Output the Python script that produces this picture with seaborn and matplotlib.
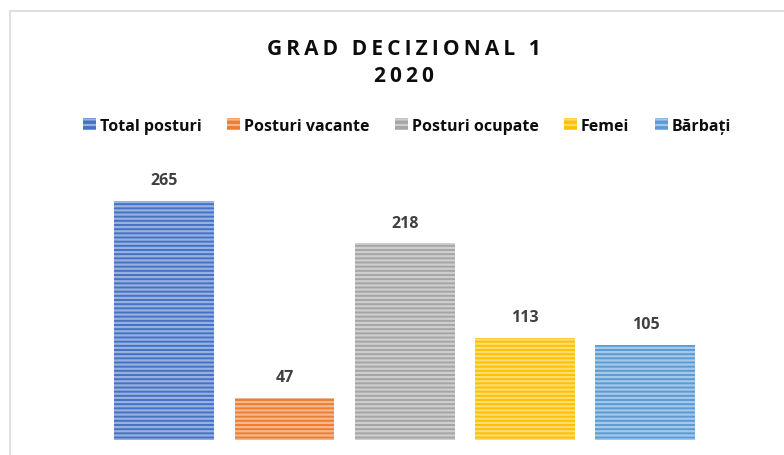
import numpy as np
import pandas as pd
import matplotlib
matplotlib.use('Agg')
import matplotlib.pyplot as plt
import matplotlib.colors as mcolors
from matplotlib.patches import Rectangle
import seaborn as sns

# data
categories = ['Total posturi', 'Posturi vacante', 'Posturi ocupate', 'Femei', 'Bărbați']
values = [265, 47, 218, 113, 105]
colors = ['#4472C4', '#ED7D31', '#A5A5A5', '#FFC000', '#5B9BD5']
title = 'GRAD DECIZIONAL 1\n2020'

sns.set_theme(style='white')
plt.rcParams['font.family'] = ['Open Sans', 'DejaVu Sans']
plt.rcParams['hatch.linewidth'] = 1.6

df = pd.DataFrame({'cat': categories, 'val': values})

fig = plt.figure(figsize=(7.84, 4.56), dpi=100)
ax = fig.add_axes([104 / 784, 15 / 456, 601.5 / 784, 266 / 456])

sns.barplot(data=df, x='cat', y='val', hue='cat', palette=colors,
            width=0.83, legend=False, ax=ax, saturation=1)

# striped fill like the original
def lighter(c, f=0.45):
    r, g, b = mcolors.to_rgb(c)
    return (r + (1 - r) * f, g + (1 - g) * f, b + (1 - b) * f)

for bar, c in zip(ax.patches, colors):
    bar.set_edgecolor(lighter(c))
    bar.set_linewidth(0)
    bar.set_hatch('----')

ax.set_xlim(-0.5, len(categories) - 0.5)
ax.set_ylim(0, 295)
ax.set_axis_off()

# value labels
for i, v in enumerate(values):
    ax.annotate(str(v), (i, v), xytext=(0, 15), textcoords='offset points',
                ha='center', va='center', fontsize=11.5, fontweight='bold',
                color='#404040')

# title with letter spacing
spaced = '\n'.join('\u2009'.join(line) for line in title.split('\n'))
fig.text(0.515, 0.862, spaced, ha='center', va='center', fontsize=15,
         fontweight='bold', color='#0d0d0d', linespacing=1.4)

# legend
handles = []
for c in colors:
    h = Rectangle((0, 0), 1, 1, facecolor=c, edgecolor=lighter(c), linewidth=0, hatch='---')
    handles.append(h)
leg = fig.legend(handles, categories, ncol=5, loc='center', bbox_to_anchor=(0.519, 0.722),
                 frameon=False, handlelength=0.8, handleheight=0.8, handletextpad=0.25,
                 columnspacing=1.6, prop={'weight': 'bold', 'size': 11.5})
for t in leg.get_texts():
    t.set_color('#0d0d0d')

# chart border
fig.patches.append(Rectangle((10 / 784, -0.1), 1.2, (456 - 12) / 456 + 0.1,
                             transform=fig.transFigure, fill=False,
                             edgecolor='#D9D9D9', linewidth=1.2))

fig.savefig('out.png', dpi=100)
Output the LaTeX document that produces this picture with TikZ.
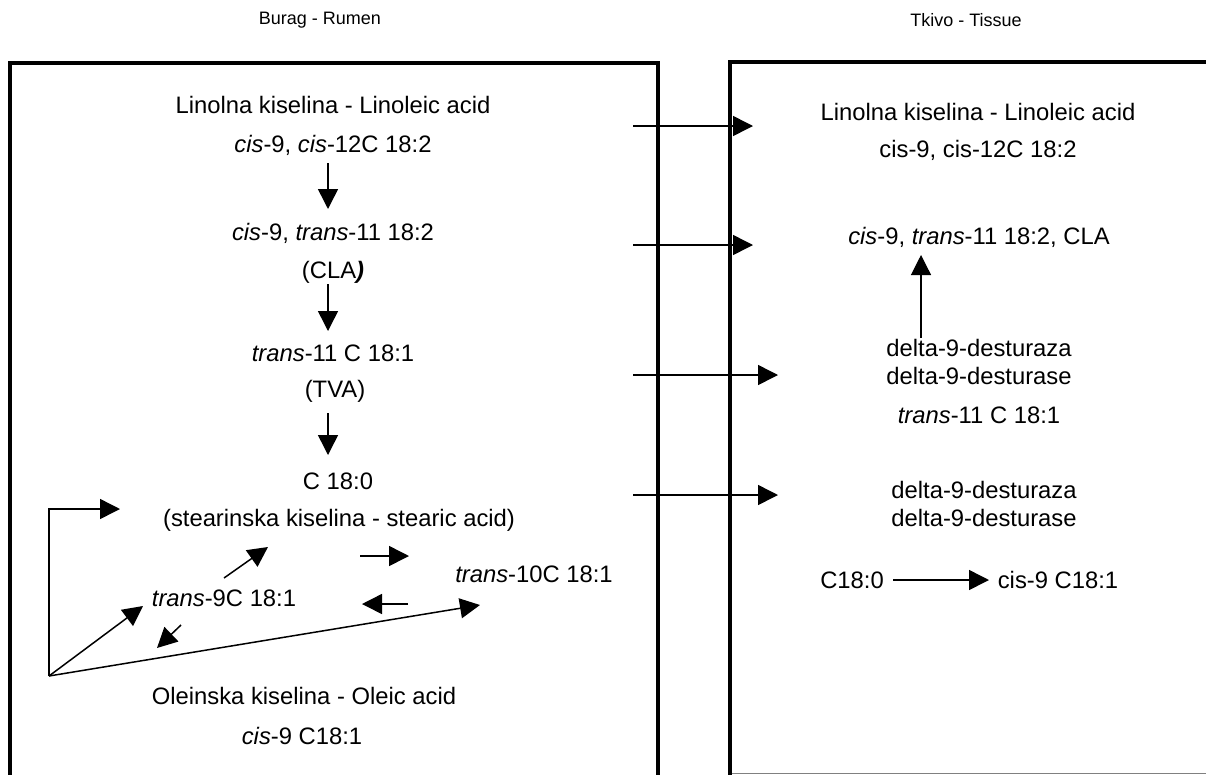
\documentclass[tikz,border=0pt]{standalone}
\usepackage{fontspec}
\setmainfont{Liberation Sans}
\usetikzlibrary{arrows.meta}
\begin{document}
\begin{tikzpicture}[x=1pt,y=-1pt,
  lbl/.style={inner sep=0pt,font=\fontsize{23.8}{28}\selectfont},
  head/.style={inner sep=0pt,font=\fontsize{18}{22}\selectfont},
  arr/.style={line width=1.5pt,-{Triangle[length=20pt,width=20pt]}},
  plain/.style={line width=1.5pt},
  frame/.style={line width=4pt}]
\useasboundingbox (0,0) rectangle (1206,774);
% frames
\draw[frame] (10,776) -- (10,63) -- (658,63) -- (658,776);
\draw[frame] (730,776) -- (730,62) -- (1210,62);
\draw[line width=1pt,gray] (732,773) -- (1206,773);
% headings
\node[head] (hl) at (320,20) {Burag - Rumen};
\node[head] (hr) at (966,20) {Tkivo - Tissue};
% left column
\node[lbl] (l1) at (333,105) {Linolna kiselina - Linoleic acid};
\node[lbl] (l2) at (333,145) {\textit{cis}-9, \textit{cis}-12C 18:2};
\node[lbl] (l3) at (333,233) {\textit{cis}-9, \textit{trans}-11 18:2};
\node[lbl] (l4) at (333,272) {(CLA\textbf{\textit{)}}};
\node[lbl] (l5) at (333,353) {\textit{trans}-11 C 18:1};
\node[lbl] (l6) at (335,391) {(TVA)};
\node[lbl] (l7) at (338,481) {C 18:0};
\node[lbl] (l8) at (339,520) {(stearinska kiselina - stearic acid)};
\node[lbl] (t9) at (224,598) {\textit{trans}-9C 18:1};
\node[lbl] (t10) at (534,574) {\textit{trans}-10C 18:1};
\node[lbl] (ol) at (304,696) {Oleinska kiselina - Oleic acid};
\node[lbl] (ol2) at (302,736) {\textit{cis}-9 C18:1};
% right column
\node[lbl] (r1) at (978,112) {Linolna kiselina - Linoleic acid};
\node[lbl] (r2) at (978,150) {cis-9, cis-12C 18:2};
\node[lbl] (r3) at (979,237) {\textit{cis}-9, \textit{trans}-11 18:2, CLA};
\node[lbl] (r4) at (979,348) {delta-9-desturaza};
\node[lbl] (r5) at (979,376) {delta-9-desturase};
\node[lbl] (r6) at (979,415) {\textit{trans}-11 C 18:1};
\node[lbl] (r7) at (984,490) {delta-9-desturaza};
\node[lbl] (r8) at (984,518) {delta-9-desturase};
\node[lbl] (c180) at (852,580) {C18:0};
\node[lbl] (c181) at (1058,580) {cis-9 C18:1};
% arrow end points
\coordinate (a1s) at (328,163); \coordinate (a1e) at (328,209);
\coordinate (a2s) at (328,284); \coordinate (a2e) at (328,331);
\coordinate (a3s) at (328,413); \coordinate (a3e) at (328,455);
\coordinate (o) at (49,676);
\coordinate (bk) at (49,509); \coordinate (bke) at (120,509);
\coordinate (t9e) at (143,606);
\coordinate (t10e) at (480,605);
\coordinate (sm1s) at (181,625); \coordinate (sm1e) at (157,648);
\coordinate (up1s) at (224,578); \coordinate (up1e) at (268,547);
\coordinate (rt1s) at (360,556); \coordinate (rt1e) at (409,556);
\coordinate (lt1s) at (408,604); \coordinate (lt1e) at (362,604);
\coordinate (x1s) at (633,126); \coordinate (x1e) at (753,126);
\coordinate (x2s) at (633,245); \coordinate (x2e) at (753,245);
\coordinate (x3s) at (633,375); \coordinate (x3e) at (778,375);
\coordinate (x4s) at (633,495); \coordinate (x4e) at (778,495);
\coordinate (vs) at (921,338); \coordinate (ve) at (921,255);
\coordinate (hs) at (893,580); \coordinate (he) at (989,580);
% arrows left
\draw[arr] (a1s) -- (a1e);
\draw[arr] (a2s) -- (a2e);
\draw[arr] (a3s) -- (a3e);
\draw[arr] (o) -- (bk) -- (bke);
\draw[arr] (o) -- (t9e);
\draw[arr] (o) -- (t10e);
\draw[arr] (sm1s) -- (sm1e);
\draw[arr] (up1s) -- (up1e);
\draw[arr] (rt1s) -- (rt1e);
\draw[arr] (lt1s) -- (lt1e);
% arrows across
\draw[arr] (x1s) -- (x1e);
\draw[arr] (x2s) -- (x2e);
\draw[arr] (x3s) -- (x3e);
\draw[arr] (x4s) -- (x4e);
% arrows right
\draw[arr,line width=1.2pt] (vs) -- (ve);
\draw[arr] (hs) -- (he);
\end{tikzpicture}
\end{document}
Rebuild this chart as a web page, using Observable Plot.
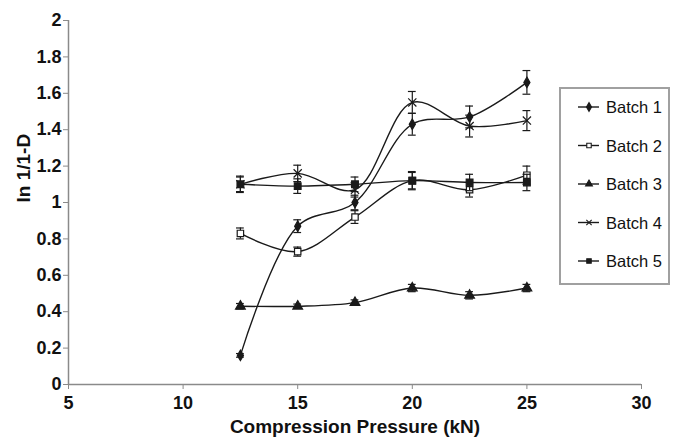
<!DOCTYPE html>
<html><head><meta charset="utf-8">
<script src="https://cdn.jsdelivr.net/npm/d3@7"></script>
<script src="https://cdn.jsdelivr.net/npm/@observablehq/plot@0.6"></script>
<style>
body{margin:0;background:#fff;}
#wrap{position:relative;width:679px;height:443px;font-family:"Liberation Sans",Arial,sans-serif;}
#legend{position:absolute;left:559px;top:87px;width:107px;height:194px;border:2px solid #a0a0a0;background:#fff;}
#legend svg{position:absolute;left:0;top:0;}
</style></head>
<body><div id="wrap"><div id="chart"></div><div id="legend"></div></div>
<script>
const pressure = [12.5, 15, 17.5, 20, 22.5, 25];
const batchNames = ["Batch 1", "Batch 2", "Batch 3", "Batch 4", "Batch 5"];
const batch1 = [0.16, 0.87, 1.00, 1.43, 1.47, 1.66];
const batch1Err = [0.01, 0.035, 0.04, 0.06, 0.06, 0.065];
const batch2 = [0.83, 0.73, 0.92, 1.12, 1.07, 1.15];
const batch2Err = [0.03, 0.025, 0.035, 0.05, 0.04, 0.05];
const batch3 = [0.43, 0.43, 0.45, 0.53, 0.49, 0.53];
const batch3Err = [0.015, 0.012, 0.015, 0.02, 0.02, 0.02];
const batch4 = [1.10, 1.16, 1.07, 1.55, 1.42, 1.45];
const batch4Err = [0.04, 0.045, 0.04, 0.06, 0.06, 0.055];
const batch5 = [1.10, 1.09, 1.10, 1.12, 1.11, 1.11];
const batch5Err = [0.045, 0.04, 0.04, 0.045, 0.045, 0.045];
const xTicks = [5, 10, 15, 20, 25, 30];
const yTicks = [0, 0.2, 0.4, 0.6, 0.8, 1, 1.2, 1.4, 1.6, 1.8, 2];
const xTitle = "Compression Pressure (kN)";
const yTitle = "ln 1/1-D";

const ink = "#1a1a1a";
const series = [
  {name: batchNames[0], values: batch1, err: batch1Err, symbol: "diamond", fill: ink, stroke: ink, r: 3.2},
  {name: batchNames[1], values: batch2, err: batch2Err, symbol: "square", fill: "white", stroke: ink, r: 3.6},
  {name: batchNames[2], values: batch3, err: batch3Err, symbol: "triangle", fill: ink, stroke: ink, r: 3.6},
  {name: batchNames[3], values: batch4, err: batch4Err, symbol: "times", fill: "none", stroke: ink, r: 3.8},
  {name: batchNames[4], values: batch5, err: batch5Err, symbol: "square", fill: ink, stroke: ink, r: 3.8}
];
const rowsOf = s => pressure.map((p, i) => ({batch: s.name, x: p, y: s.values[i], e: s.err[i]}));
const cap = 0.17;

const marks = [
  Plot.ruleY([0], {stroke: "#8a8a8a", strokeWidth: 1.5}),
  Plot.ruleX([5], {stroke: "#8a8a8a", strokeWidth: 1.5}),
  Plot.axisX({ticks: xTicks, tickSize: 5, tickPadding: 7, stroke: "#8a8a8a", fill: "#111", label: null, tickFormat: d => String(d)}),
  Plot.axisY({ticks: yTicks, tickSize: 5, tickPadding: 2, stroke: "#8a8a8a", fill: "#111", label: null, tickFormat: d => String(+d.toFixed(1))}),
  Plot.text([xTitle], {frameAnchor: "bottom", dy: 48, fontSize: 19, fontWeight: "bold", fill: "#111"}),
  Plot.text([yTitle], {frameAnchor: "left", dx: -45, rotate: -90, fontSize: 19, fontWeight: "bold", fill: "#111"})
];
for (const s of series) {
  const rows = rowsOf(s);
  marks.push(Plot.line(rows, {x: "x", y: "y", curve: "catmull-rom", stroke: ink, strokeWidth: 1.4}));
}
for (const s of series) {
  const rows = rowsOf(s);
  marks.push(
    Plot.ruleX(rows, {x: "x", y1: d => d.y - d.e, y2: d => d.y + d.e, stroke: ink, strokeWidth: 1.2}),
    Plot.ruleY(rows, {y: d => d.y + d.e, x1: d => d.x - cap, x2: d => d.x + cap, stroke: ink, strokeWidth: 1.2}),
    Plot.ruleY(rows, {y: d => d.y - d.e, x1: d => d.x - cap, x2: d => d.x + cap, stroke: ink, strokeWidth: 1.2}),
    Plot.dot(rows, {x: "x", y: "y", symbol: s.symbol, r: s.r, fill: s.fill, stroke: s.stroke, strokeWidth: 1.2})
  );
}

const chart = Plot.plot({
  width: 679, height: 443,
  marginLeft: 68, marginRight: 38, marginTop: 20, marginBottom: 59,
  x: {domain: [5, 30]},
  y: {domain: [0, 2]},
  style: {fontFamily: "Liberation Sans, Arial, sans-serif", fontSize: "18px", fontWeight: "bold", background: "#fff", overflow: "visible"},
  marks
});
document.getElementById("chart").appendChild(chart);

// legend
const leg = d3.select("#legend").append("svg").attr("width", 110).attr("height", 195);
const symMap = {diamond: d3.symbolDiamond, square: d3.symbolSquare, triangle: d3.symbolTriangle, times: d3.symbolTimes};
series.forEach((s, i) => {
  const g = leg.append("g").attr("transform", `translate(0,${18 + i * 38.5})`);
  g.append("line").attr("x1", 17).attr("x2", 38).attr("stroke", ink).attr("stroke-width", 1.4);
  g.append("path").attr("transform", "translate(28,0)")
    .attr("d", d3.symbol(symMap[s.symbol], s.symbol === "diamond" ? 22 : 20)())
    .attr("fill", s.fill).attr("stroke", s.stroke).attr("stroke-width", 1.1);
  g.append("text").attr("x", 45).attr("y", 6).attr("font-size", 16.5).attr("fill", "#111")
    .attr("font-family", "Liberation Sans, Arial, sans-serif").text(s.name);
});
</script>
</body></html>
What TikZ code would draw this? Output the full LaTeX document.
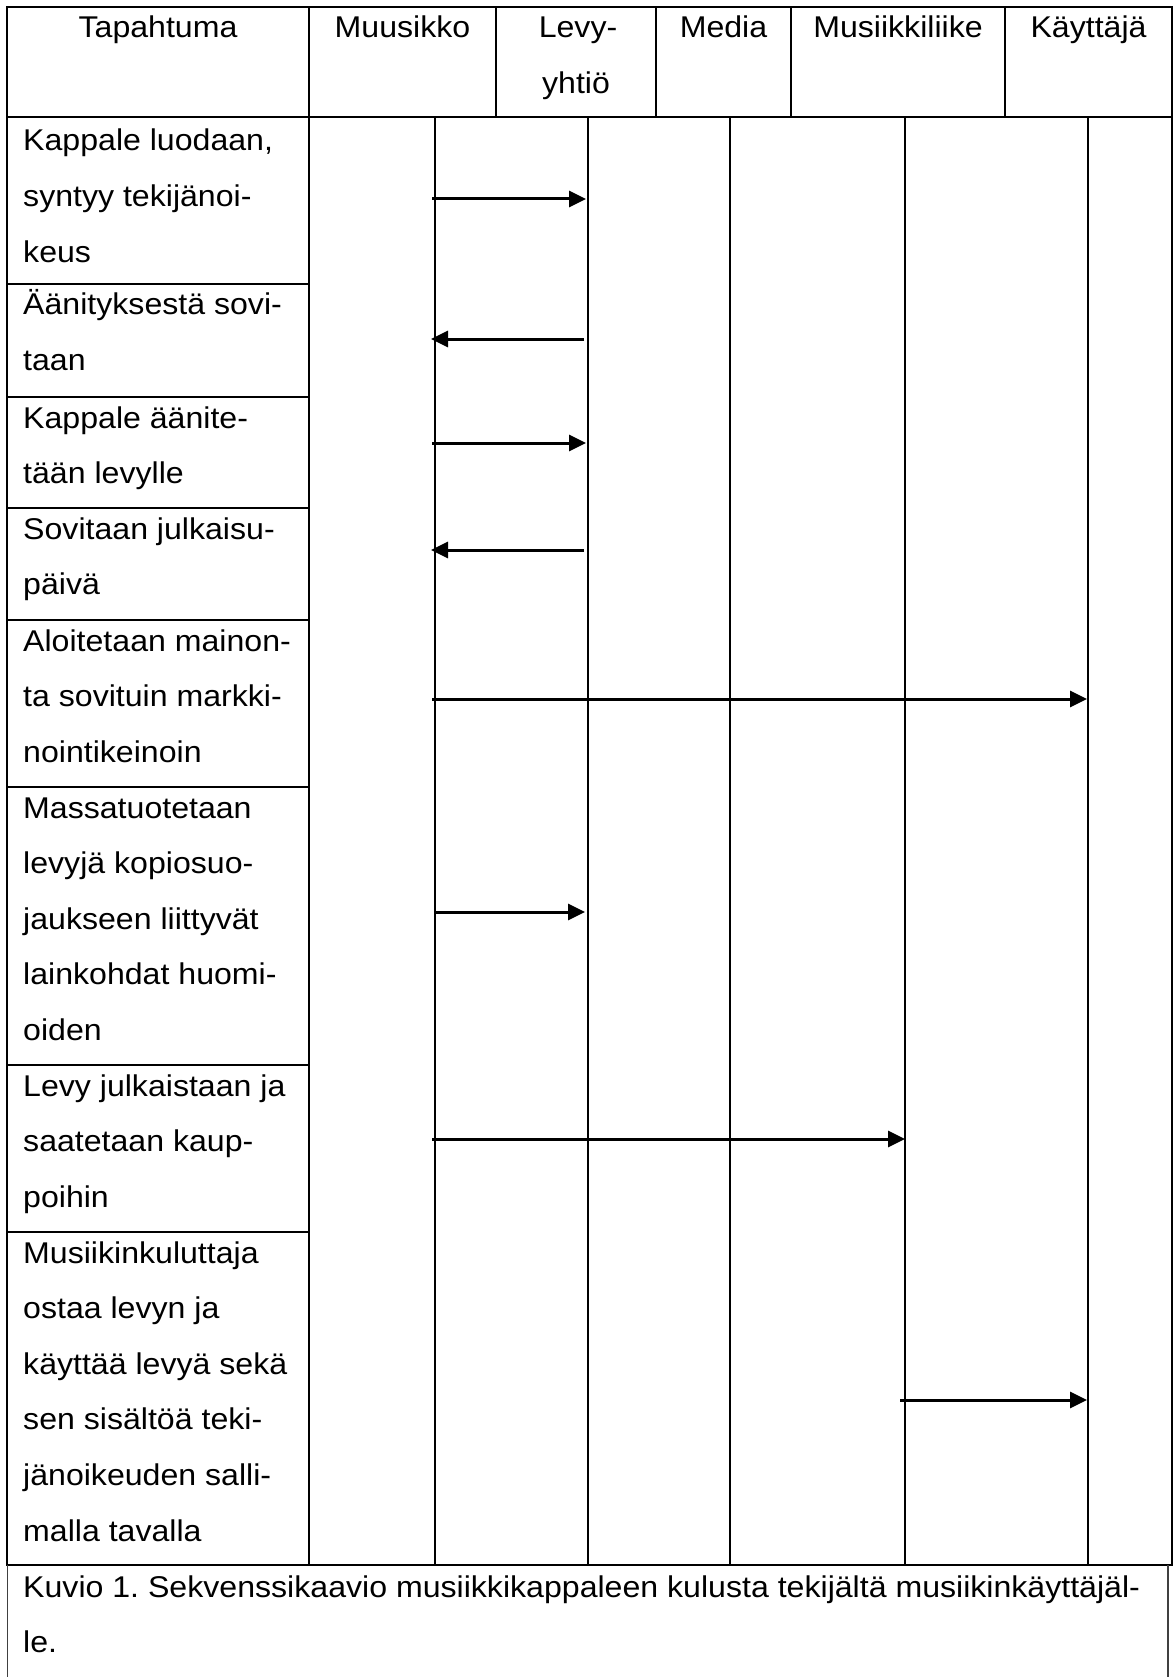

=======

• _WHAT YOU SHOULD DO_
Find all lines with "LaTeX" in them and copy each one.

• _WRITTEN RESPONSE_
Output the LaTeX document that produces this picture with TikZ.
What TikZ code would draw this? Output the full LaTeX document.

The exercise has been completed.